The Washington County Commission canceled its entire meeting Monday when overcrowding for a scheduled vote on a resolution supporting one-man one-woman marriage created concerns the county could be violating Tennessee Open Meetings Act, reports the Johnson City Press.
Following orders from a barking sheriff’s deputy for those still trying to find a seat inside the packed 200-seat George Jaynes Justice Center courtroom to clear the aisle and move outside, Senior Attorney Tom Seeley advised commissioners they should heed the wants of the estimated 150 to 200 left in the foyer.
“This is a public meeting, and anyone wishing to attend should at least be able to listen to the proceedings,” Seeley said. “Otherwise, we may be violating the state’s public records law. If people are physically left out of a meeting, the county must supply the means with which they can hear.”
Commissioner David Tomita, also a Johnson City commissioner, said he had spoken with his city colleagues who agreed to try to find an opening at the Millennium Centre. That suggestion carried in a 13-10 vote.

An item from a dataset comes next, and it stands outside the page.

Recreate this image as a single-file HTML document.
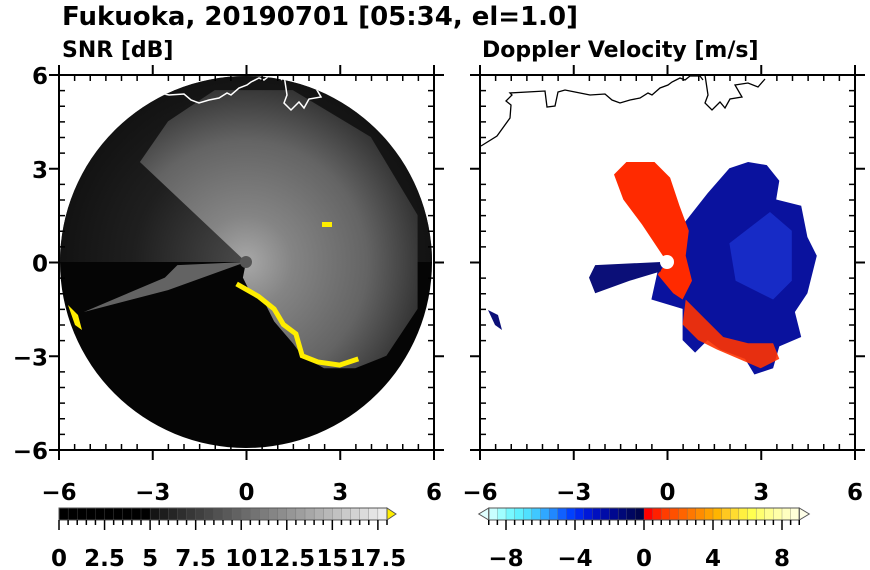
<!DOCTYPE html>
<html><head><meta charset="utf-8"><style>
html,body{margin:0;padding:0;background:#fff;}
svg{display:block;font-family:"DejaVu Sans","Liberation Sans",sans-serif;font-weight:bold;}
</style></head><body>
<svg id="s" width="870" height="570" viewBox="0 0 870 570" xmlns="http://www.w3.org/2000/svg">
<defs>
<clipPath id="circ"><circle cx="246" cy="262" r="186"/></clipPath>
<radialGradient id="gr" cx="246" cy="262" r="186" gradientUnits="userSpaceOnUse">
<stop offset="0" stop-color="#a8a8a8"/><stop offset="0.25" stop-color="#848484"/><stop offset="0.65" stop-color="#646464"/><stop offset="1" stop-color="#2c2c2c"/></radialGradient>
<radialGradient id="gr2" cx="246" cy="262" r="186" gradientUnits="userSpaceOnUse">
<stop offset="0" stop-color="#686868"/><stop offset="0.6" stop-color="#2a2a2a"/><stop offset="1" stop-color="#181818"/></radialGradient>
</defs>
<text x="62" y="25" font-size="26">Fukuoka, 20190701 [05:34, el=1.0]</text>
<text x="62" y="57" font-size="22">SNR [dB]</text>
<text x="482" y="57" font-size="22">Doppler Velocity [m/s]</text>

<g>
<circle cx="246" cy="262" r="186" fill="#050505"/>
<g clip-path="url(#circ)">
<path d="M246,262 L60,262 L60,70 L440,70 L440,262 Z" fill="url(#gr2)" opacity="0.7"/>
<path id="bright" fill="url(#gr)"/>
<path id="wbeam" fill="#7a7a7a" opacity="0.8"/>
<path id="yel" fill="none" stroke="#ffee00" stroke-width="5"/>
<path id="coastL" fill="none" stroke="#fff" stroke-width="1.5"/>
</g>
<path d="M68,305 L75,325 L82,330 L78,315 Z" fill="#ffee00"/>
<circle cx="246" cy="262" r="6" fill="#555"/>
<rect x="322" y="222" width="10" height="5" fill="#ffee00"/>
</g>

<g>
<path id="blue" fill="#0a129e"/>
<path id="blue2" fill="#1a32d0" opacity="0.8"/>
<path id="red" fill="#ff2a00"/>
<path id="red2" fill="#ff3300" opacity="0.9"/>
<path id="wbeamR" fill="#0b0f78"/>
<path d="M488,310 L495,325 L502,330 L498,315 Z" fill="#0b0f78"/>
<circle cx="667" cy="262" r="7" fill="#fff"/>
<path id="coastR" fill="none" stroke="#000" stroke-width="1.3"/>
</g>
<g id="axes"></g>
<g id="cbars"></g>
</svg>
<script>
const snrTicks=[0,2.5,5,7.5,10,12.5,15,17.5];
const velTicks=[-8,-4,0,4,8];
const axisTicks=[-6,-3,0,3,6];
const velColors=["#c8ffff","#a0ffff","#78f8ff","#60f0ff","#50e0ff","#40c8ff","#30a8ff","#2088ff","#1060ff","#0040ff","#0028f0","#0018d8","#0010c0","#000ca8","#000890","#000878","#000660","#00044c","#ff0000","#ff2000","#ff3c00","#ff5000","#ff6400","#ff7800","#ff8c00","#ffa000","#ffb400","#ffc820","#ffdc30","#fff040","#ffff50","#ffff70","#ffff90","#ffffa8","#ffffc0","#ffffd8"];
const ns="http://www.w3.org/2000/svg";
function mk(p,t,a){const e=document.createElementNS(ns,t);for(const k in a)e.setAttribute(k,a[k]);p.appendChild(e);return e;}
const X0={L:246,R:667},S=31.2,CY=262,SY=31.25;
function P(panel,pts){return "M"+pts.map(p=>(X0[panel]+p[0]*S).toFixed(1)+","+(CY-p[1]*SY).toFixed(1)).join(" L")+" Z";}
function L(panel,pts){return "M"+pts.map(p=>(X0[panel]+p[0]*S).toFixed(1)+","+(CY-p[1]*SY).toFixed(1)).join(" L");}
const bright=[[0,0],[-3.4,3.2],[-2.5,4.5],[-1,5.5],[1.5,5.5],[4,4],[5.5,1.5],[5.5,-1.5],[4.5,-3],[3.5,-3.4],[2.5,-3.4],[1.8,-3],[1.5,-2.6],[0.9,-1.9],[0.6,-1.3],[0.1,-0.9],[-0.1,-0.5]];
document.getElementById('bright').setAttribute('d',P('L',bright));
document.getElementById('wbeam').setAttribute('d',P('L',[[0,0],[-2.2,-0.1],[-2.6,-0.5],[-5.2,-1.6],[-2.5,-0.9]]));
document.getElementById('yel').setAttribute('d',L('L',[[-0.3,-0.7],[0.4,-1.1],[0.9,-1.5],[1.2,-2],[1.6,-2.3],[1.8,-3],[2.3,-3.2],[3,-3.3],[3.6,-3.1]]));
const blue=[[0.2,0.8],[1.3,2.2],[2,3],[2.6,3.2],[3.2,3.1],[3.6,2.6],[3.5,2],[4.3,1.8],[4.5,0.8],[4.8,0.2],[4.5,-1],[4.1,-1.6],[4.3,-2.4],[3.6,-2.7],[3.4,-3.4],[2.8,-3.6],[2.5,-3.1],[1.7,-2.8],[1.3,-2.5],[0.9,-2.9],[0.5,-2.5],[0.5,-1.5],[-0.5,-1.2],[-0.3,-0.3]];
document.getElementById('blue').setAttribute('d',P('R',blue));
document.getElementById('blue2').setAttribute('d',P('R',[[2,0.6],[3.3,1.6],[4,1],[4,-0.6],[3.4,-1.2],[2.2,-0.6]]));
const red=[[0,0],[-0.8,1.2],[-1.4,2],[-1.7,2.8],[-1.3,3.2],[-0.4,3.2],[0.1,2.7],[0.4,1.8],[0.7,1],[0.6,0.2],[0.8,-0.6],[0.5,-1.2],[0.2,-1],[-0.3,-0.4]];
document.getElementById('red').setAttribute('d',P('R',red));
document.getElementById('red2').setAttribute('d',P('R',[[0.6,-1.2],[1.2,-1.8],[1.8,-2.4],[2.6,-2.6],[3.4,-2.6],[3.6,-3.1],[3,-3.4],[2.3,-3.1],[1.6,-2.8],[1,-2.5],[0.5,-2]]));
document.getElementById('wbeamR').setAttribute('d',P('R',[[-0.2,0],[-2.3,-0.1],[-2.5,-0.5],[-2.3,-1],[-1.2,-0.6],[-0.2,-0.3]]));
const coast=[[1,71],[17,61],[30,43],[31,30],[26,26],[32,20],[30,18],[65,16],[67,32],[75,31],[78,17],[85,15],[95,17],[110,20],[125,19],[132,25],[140,28],[150,25],[160,23],[168,18],[172,20],[180,13],[188,10],[192,7],[200,3],[205,5],[210,1],[220,1],[223,5]];
const boxes=[[225,0],[228,20],[225,28],[232,35],[240,27],[245,33],[250,24],[262,22],[255,10],[268,8],[278,12],[285,4]];
function cp(ox){return "M"+coast.map(p=>(p[0]+ox)+","+(p[1]+75)).join(" L")+" M"+boxes.map(p=>(p[0]+ox)+","+(p[1]+75)).join(" L");}
document.getElementById('coastL').setAttribute('d',cp(59));
document.getElementById('coastR').setAttribute('d',cp(480));
const ax=document.getElementById('axes');
[['L',59],['R',480]].forEach(([pn,x0])=>{
 const x1=x0+375,y0=75,y1=450;
 const fr=mk(ax,'rect',{x:x0,y:y0,width:375,height:375,fill:'none',stroke:'#000','stroke-width':2});
 
 
 for(let v=-6;v<=6.001;v+=0.5){
  const px=x0+(v+6)*375/12, py=y1-(v+6)*375/12;
  const major=Math.abs(v%3)<0.01;
  if(major){
   mk(ax,'line',{x1:px,y1:y1,x2:px,y2:y1+10,stroke:'#000','stroke-width':2});
   mk(ax,'line',{x1:px,y1:y0,x2:px,y2:y0-10,stroke:'#000','stroke-width':2});
   mk(ax,'line',{x1:x0,y1:py,x2:x0-10,y2:py,stroke:'#000','stroke-width':2});
   mk(ax,'line',{x1:x1,y1:py,x2:x1+10,y2:py,stroke:'#000','stroke-width':2});
  }else{
   mk(ax,'line',{x1:px,y1:y1,x2:px,y2:y1-6,stroke:'#000','stroke-width':1.5});
   mk(ax,'line',{x1:px,y1:y0,x2:px,y2:y0+6,stroke:'#000','stroke-width':1.5});
   mk(ax,'line',{x1:x0,y1:py,x2:x0+6,y2:py,stroke:'#000','stroke-width':1.5});
   mk(ax,'line',{x1:x1,y1:py,x2:x1-6,y2:py,stroke:'#000','stroke-width':1.5});
  }
 }
 axisTicks.forEach(v=>{
  const px=x0+(v+6)*375/12, py=y1-(v+6)*375/12;
  const t=mk(ax,'text',{x:px,y:500,'font-size':23,'text-anchor':'middle'});
  t.textContent=String(v).replace('-','\u2212');
  
  
  if(pn==='L'){
   const u=mk(ax,'text',{x:48,y:py+9,'font-size':23,'text-anchor':'end'});
   u.textContent=String(v).replace('-','\u2212');
   
   
  }
 });
});
const cb=document.getElementById('cbars');
const y0=508,h=12;
const sx=v=>59+v*(387-59)/18;
for(let i=0;i<36;i++){
 const v=i*0.5; let g=v<5?0:Math.round(20+(v-5)/13*225);
 mk(cb,'rect',{x:sx(v),y:y0,width:sx(0.5)-sx(0)+0.3,height:h,fill:`rgb(${g},${g},${g})`,stroke:'#666','stroke-width':0.3});
}
mk(cb,'path',{d:`M387,${y0} L396,${y0+h/2} L387,${y0+h} Z`,fill:'#ffee00',stroke:'#555','stroke-width':1});
const snrbar=mk(cb,'rect',{x:59,y:y0,width:328,height:h,fill:'none',stroke:'#555','stroke-width':1});


for(let i=0;i<=36;i++){const x=sx(i*0.5);mk(cb,'line',{x1:x,y1:y0+h,x2:x,y2:y0+h+(i%5===0?10:5),stroke:'#000','stroke-width':1.5});}
snrTicks.forEach(v=>{const t=mk(cb,'text',{x:sx(v),y:566,'font-size':23,'text-anchor':'middle'});t.textContent=String(v);
 
 });
const vx=v=>644+v*17.25;
const n=velColors.length, w=(vx(9)-vx(-9))/n;
velColors.forEach((c,i)=>mk(cb,'rect',{x:vx(-9)+i*w,y:y0,width:w+0.3,height:h,fill:c,stroke:'#666','stroke-width':0.3}));
mk(cb,'path',{d:`M${vx(-9)},${y0} L${vx(-9)-10},${y0+h/2} L${vx(-9)},${y0+h} Z`,fill:'#e0ffff',stroke:'#555','stroke-width':1});
mk(cb,'path',{d:`M${vx(9)},${y0} L${vx(9)+10},${y0+h/2} L${vx(9)},${y0+h} Z`,fill:'#ffffe8',stroke:'#555','stroke-width':1});
const vbar=mk(cb,'rect',{x:vx(-9),y:y0,width:vx(9)-vx(-9),height:h,fill:'none',stroke:'#555','stroke-width':1});


for(let i=0;i<=n;i++){const v=-9+i*18/n;const x=vx(-9)+i*w;const maj=Math.abs(Math.round(v)-v)<0.01&&Math.round(v)%4===0;
 mk(cb,'line',{x1:x,y1:y0+h,x2:x,y2:y0+h+(maj?10:5),stroke:'#000','stroke-width':1.5});}
velTicks.forEach(v=>{const t=mk(cb,'text',{x:vx(v),y:566,'font-size':23,'text-anchor':'middle'});t.textContent=String(v).replace('-','\u2212');
 
 });
</script>
</body></html>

Public notice must be given for that special called meeting, regardless of location.
Commissioner Todd Hensley expressed doubts about the deferral prior to the vote asking, “How can we derail all our business for one issue?”
Frank Gibson, Tennessee Press Association public policy director, said Seeley made the right move. He also said a judge recently ruled in the Greeneville and Greene County, US Nitrogen case that deliberations at public meetings covered by the Open Meetings Act must be audible in order to comply with the law.
“I applaud the county attorney’s advice about canceling the meeting,” Gibson said.